The Connecticut Department of Energy and Environmental Protection and Department of Public Health have begun the process of decontaminating and removing equipment from English Station, a non-operational power plant in the nearby Mill River.

Dennis Schain, a spokesman for the DEEP, said the state recently moved to contain the potential risks of keeping equipment in the plant that has tested for asbestos, polychlorinated biphenyls and heavy metals. These efforts entail first sterilizing the equipment — which includes a bulldozer, a backhoe and several trailers — and then returning each item to its respective owner due to concerns of theft.

According to a 2011 report by Janet Kwiatkowski, a DEEP environmental analyst, roughly $3 million in scrap metal has been stolen by trespassers since the plant closed down, despite security measures including a locked gate, razor wire and a surveillance camera.

This week, officials from both departments visited the plant to appraise equipment and chart a course of action.

“The risk is from contact with on-site contamination,” Schain said. “The danger is that people trespass on the property or steal equipment.”

William Gerrish, spokesman for the DPH, said that while the two departments will share duties in the project, the DPH will primarily be responsible for properly performing the asbestos abatement. Schain added that, currently, the hazard remains contained within the grounds of the power plant.

Before shutting down in 1992, English Station was owned by the United Illuminating Company, which paid Quinnipiac Energy $4.25 million in 2000 to assume ownership of the property. By selling the plant, United Illuminating shed itself of the responsibility to decontaminate equipment and dismantle English Station.

Quinnipiac Energy originally hoped to fix and reopen the plant for additional support during peak periods of energy demand in the area. But following resistance from then-Connecticut Attorney General Richard Blumenthal LAW ’73, now a U.S. senator, the energy company failed to secure the environmental permits it needed to do so and sold English Station in December 2006 to Asnat Realty and Evergreen Power LLC. Their plans — to salvage scrap metal from the plant before demolishing it — also stalled in December 2012, when state Attorney General George Jepsen and DEEP filed a cease-and-desist and then an administrative order holding that Asnat and Evergreen were obligated to decontaminate the site before beginning to salvage material.

“Any demolition and scrapping activities conducted at the site without proper characterization and disposal of [polychlorinated biphenyls] and other hazardous substances are likely to result in imminent and substantial damage to the environment or to public health,” read a letter that DEEP Emergency Response and Spill Prevention Director Mark DeCaprio sent to Asnat and Evergreen in December 2012.

Asnat and Evergreen eventually appealed the administrative order, claiming that United Illuminating should take financial responsibility for the decontamination process, despite the 2000 sale to Quinnipiac Energy.

Asnat, Evergreen and United Illuminating could not be reached for comment.

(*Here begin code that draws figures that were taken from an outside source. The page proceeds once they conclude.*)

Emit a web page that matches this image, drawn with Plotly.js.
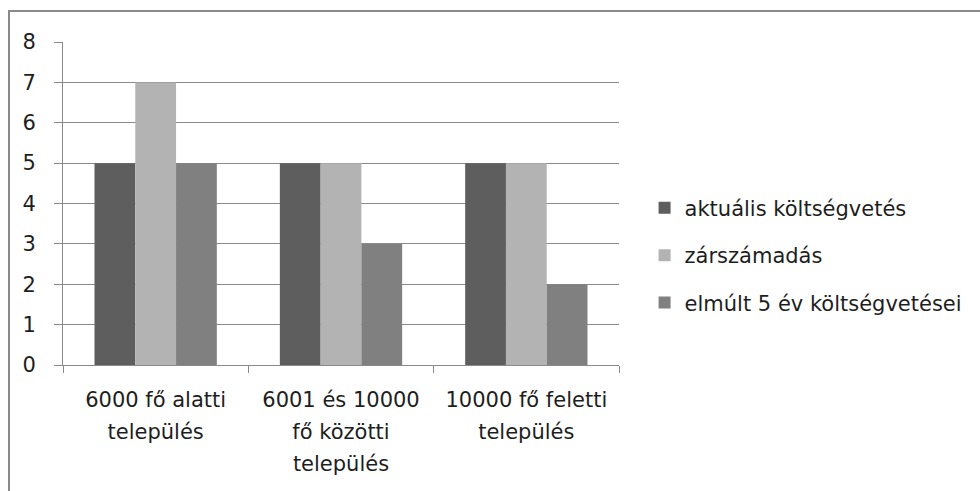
<!DOCTYPE html>
<html>
<head>
<meta charset="utf-8">
<script src="https://cdn.plot.ly/plotly-3.0.1.min.js"></script>
<style>
  html, body { margin: 0; padding: 0; overflow: hidden; background: #fff; }
  #frame { position: absolute; left: 8px; top: 10px; width: 1100px; height: 700px; border: 2px solid #8a8a8a; box-sizing: border-box; pointer-events: none; z-index: 5; }
  #chart { position: absolute; left: 0; top: 0; width: 980px; height: 491px; }
</style>
</head>
<body>
<div id="chart"></div>
<div id="frame"></div>
<script>
const categories = ["6000 fő alatti<br>település", "6001 és 10000<br>fő közötti<br>település", "10000 fő feletti<br>település"];
const seriesNames = ["aktuális költségvetés", "zárszámadás", "elmúlt 5 év költségvetései"];
const aktualis = [5, 5, 5];
const zarszamadas = [7, 5, 5];
const elmult5 = [5, 3, 2];
const yTicks = [0, 1, 2, 3, 4, 5, 6, 7, 8];

const colors = ["#5e5e5e", "#b3b3b3", "#808080"];
const FONT = "DejaVu Sans";
const values = [aktualis, zarszamadas, elmult5];

const catIds = categories.map((c, i) => "c" + i);
const tickText = categories.map(c => c.split("<br>").map(s => '<span style="font-size:21px">' + s + '</span>').join("<br>"));

const traces = values.map((v, i) => ({
  type: "bar",
  name: seriesNames[i],
  x: catIds,
  y: v,
  marker: { color: colors[i], line: { width: 0 } },
  legendgroup: "g" + i,
  hoverinfo: "skip"
}));

const layout = {
  width: 980,
  height: 491,
  margin: { l: 63, r: 359, t: 42, b: 126 },
  paper_bgcolor: "#ffffff",
  plot_bgcolor: "#ffffff",
  barmode: "group",
  bargap: 0.34,
  bargroupgap: 0,
  font: { family: FONT, size: 21, color: "#1e1e1e" },
  showlegend: true,
  legend: {
    x: 1.046, xanchor: "left",
    y: 0.34, yanchor: "middle",
    traceorder: "grouped",
    tracegroupgap: 17,
    font: { family: FONT, size: 21, color: "#1e1e1e" },
    bgcolor: "rgba(0,0,0,0)"
  },
  xaxis: {
    type: "category",
    tickmode: "array",
    tickvals: catIds,
    ticktext: tickText,
    tickson: "boundaries",
    ticks: "outside",
    ticklen: 7,
    tickcolor: "#8a8a8a",
    tickwidth: 1,
    showline: true,
    linecolor: "#8a8a8a",
    linewidth: 1,
    showgrid: false,
    tickfont: { family: FONT, size: 24.5, color: "#1e1e1e" },
    ticklabelstandoff: 12,
    zeroline: false,
    fixedrange: true
  },
  yaxis: {
    range: [0, 8],
    tickmode: "array",
    tickvals: yTicks,
    ticktext: yTicks.map(String),
    ticks: "outside",
    ticklen: 8,
    tickcolor: "#8a8a8a",
    tickwidth: 1,
    showline: true,
    linecolor: "#8a8a8a",
    linewidth: 1,
    showgrid: true,
    gridcolor: "#8a8a8a",
    gridwidth: 1,
    zeroline: false,
    tickfont: { family: FONT, size: 21, color: "#1e1e1e" },
    ticklabelstandoff: 14,
    fixedrange: true
  }
};

Plotly.newPlot("chart", traces, layout, { staticPlot: true, displayModeBar: false });
</script>
</body>
</html>
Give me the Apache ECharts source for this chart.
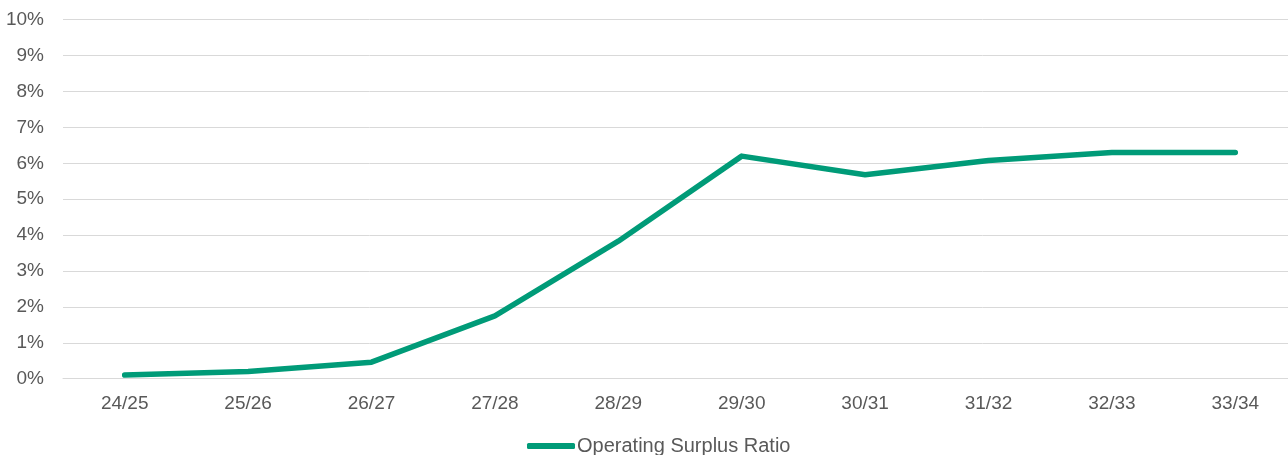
<!DOCTYPE html>
<html>
<head>
<meta charset="utf-8">
<script src="https://cdn.jsdelivr.net/npm/echarts@6/dist/echarts.min.js"></script>
<style>
  html, body { margin: 0; padding: 0; background: #ffffff; }
  #chart { width: 1288px; height: 455px; }
</style>
</head>
<body>
<div id="chart"></div>
<script>
// Financial years along the x axis
const years = ['24/25', '25/26', '26/27', '27/28', '28/29', '29/30', '30/31', '31/32', '32/33', '33/34'];
// Operating surplus ratio, in percent
const surplusRatio = [0.1, 0.2, 0.46, 1.75, 3.83, 6.2, 5.68, 6.08, 6.3, 6.3];
const seriesName = 'Operating Surplus Ratio';

const textColor = '#595959';
const gridColor = '#d9d9d9';
const lineColor = '#009B78';
const fontFamily = 'Liberation Sans, Arial, sans-serif';
const fontSize = 19;

const chart = echarts.init(document.getElementById('chart'), null, { renderer: 'canvas' });
chart.setOption({
  animation: false,
  backgroundColor: '#ffffff',
  grid: {
    left: 63, right: -9, top: 19.7, bottom: 76.3,
    containLabel: false,
    outerBoundsMode: 'none'
  },
  legend: {
    data: [{ name: seriesName, icon: 'roundRect' }],
    left: 527,
    top: 436,
    padding: 0,
    itemWidth: 48,
    itemHeight: 6,
    textStyle: { color: textColor, fontFamily: fontFamily, fontSize: 20, padding: [0, 0, 0, -3] }
  },
  xAxis: {
    type: 'category',
    data: years,
    boundaryGap: true,
    axisLine: { show: true, lineStyle: { color: gridColor, width: 1 } },
    axisTick: { show: false },
    axisLabel: { color: textColor, fontFamily: fontFamily, fontSize: fontSize, margin: 16 }
  },
  yAxis: {
    type: 'value',
    min: 0,
    max: 10,
    interval: 1,
    axisLine: { show: false },
    axisTick: { show: false },
    splitLine: { lineStyle: { color: gridColor, width: 1 } },
    axisLabel: { color: textColor, fontFamily: fontFamily, fontSize: fontSize, margin: 19, formatter: '{value}%' }
  },
  series: [{
    name: seriesName,
    type: 'line',
    data: surplusRatio,
    showSymbol: false,
    symbol: 'none',
    itemStyle: { color: lineColor },
    lineStyle: { color: lineColor, width: 5.5, cap: 'round', join: 'round' }
  }]
});
</script>
</body>
</html>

However, Ann Catino, an attorney representing Evergreen Power and Asnat, was quoted in the New Haven Register last week saying that the “deteriorating environmental condition of the property rests squarely with the United Illuminating.”

City Hall spokesman Laurence Grotheer said the city has no direct contact with the parties involved and that responsibility for the regulation of the clean-up process resides purely at the state level. He also added that the property’s owners, not the city government, should handle English Station’s security.

“It is prime waterfront property, and certainly the city looks forward to a time when that property can be restored to a productive state,” Grotheer said. “However, the city is a step removed from this process.”